AI makes retinal imaging 100 times faster, compared to manual method
Key Takeaways
- Applying artificial intelligence (AI) to a technique that produces high-resolution images of cells in the eye makes imaging 100 times faster and improves image contrast 3.5-fold.
- According to the authors, the advance will provide researchers with a better tool to evaluate age-related macular degeneration (AMD) and other retinal diseases.
Johnny Tam, Ph.D., leader of the Clinical and Translational Imaging Section at the National Institutes of Health’s National Eye Institute is developing a technology called adaptive optics (AO) to improve imaging devices based on optical coherence tomography (OCT). Like ultrasound, OCT is noninvasive, quick, painless, and standard equipment in most eye clinics. “Adaptive optics takes OCT-based imaging to the next level,” said Tam. “It’s like moving from a balcony seat to a front row seat to image the retina. With AO, we can reveal 3D retinal structures at cellular-scale resolution, enabling us to zoom in on very early signs of disease.” While adding AO to OCT provides a much better view of cells, processing AO-OCT images after they’ve been captured takes much longer than OCT without AO.

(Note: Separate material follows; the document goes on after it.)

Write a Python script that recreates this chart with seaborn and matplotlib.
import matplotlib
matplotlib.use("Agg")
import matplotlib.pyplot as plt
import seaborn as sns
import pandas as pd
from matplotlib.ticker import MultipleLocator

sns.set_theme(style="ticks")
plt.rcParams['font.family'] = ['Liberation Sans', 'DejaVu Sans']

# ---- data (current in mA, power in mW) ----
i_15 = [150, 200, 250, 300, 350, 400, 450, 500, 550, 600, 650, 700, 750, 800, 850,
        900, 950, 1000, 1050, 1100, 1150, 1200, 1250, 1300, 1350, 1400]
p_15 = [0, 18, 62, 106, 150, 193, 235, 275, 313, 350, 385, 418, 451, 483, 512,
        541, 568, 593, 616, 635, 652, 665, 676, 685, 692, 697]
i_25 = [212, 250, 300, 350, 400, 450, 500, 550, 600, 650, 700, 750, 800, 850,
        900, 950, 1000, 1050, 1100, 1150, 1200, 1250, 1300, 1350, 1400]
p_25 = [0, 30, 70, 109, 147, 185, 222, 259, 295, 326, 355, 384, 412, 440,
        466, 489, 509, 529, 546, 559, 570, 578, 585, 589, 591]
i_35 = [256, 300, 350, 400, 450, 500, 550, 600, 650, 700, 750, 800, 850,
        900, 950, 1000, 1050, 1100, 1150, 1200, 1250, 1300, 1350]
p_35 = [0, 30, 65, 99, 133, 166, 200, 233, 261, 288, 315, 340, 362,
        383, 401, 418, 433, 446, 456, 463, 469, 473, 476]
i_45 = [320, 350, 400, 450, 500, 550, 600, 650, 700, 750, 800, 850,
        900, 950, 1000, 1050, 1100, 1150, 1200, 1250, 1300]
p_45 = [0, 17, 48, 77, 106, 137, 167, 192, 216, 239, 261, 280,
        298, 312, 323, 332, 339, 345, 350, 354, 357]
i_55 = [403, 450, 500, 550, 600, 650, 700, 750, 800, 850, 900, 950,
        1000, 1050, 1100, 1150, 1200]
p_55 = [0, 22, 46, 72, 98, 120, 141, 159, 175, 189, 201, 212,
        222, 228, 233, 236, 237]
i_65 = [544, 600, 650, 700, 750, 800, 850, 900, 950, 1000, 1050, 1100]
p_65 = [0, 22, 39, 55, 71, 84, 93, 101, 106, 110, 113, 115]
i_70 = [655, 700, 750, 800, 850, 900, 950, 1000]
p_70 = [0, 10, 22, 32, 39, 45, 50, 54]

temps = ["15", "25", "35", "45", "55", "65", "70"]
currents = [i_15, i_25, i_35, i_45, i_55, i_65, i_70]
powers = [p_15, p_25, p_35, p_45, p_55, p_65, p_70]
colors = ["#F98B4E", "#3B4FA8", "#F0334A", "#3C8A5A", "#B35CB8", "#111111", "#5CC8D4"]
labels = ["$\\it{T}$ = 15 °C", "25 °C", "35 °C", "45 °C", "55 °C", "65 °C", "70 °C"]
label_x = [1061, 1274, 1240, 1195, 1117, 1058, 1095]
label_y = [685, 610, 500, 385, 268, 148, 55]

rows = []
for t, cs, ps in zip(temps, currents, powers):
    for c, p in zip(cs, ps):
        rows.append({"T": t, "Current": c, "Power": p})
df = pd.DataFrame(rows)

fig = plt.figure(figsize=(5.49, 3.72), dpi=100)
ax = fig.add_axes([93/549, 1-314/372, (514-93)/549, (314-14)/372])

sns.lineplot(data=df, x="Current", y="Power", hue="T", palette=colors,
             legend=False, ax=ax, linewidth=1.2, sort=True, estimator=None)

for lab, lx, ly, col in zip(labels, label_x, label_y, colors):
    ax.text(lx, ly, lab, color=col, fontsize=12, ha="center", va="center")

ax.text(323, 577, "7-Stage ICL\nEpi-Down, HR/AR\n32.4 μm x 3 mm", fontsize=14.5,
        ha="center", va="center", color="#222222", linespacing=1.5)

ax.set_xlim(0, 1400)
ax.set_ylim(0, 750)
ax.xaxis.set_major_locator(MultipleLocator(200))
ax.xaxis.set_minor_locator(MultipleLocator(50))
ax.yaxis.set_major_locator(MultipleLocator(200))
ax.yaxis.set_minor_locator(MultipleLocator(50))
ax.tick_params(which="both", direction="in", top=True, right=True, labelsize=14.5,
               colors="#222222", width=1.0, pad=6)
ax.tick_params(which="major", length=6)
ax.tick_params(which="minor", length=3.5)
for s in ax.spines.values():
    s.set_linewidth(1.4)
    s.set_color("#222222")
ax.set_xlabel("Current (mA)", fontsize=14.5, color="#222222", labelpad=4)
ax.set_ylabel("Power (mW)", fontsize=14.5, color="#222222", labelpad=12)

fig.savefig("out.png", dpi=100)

Tam’s latest work targets the retinal pigment epithelium (RPE), a layer of tissue behind the retina that supports the metabolically active retinal neurons, including the light-sensing photoreceptors. Scientists are interested in the RPE because many diseases of the retina occur when the RPE breaks down. Imaging RPE cells with AO-OCT comes with new challenges, including a phenomenon called speckle. Speckle interferes with AO-OCT the way clouds interfere with aerial photography. At any given moment, parts of the image may be obscured. To manage speckle, researchers repeatedly image cells over a long period of time. As time passes, the speckle shifts, which allows different parts of the cells to become visible. The scientists then undertake the laborious and time-consuming task of piecing together many images to create an image of the RPE cells that’s speckle-free. Tam and his team have developed a novel AI-based method called parallel discriminator generative adverbial network (P-GAN), a deep learning algorithm, to address this problem. By feeding the P-GAN AI nearly 6,000 manually analyzed AO-OCT-acquired images of human RPE, each paired with its corresponding speckled original, the team trained the network to identify and recover speckle-obscured cellular features. When tested on new images, P-GAN successfully de-speckled the RPE images, recovering cellular details. With only one image capture, it generated results comparable to the manual method, which required the capture and averaging of 120 images. The results were published in Communications Medicine.
Vineeta Das, Ph.D., a postdoctoral fellow in the Clinical and Translational Imaging Section at NEI, estimates that P-GAN reduced imaging acquisition and processing time by about 100-fold. P-GAN also yielded greater contrast, about 3.5 greater than before. By integrating AI with AO-OCT, Tam believes that a major obstacle for routine clinical imaging using AO-OCT has been overcome, especially for diseases that affect the RPE, which has traditionally been difficult to image.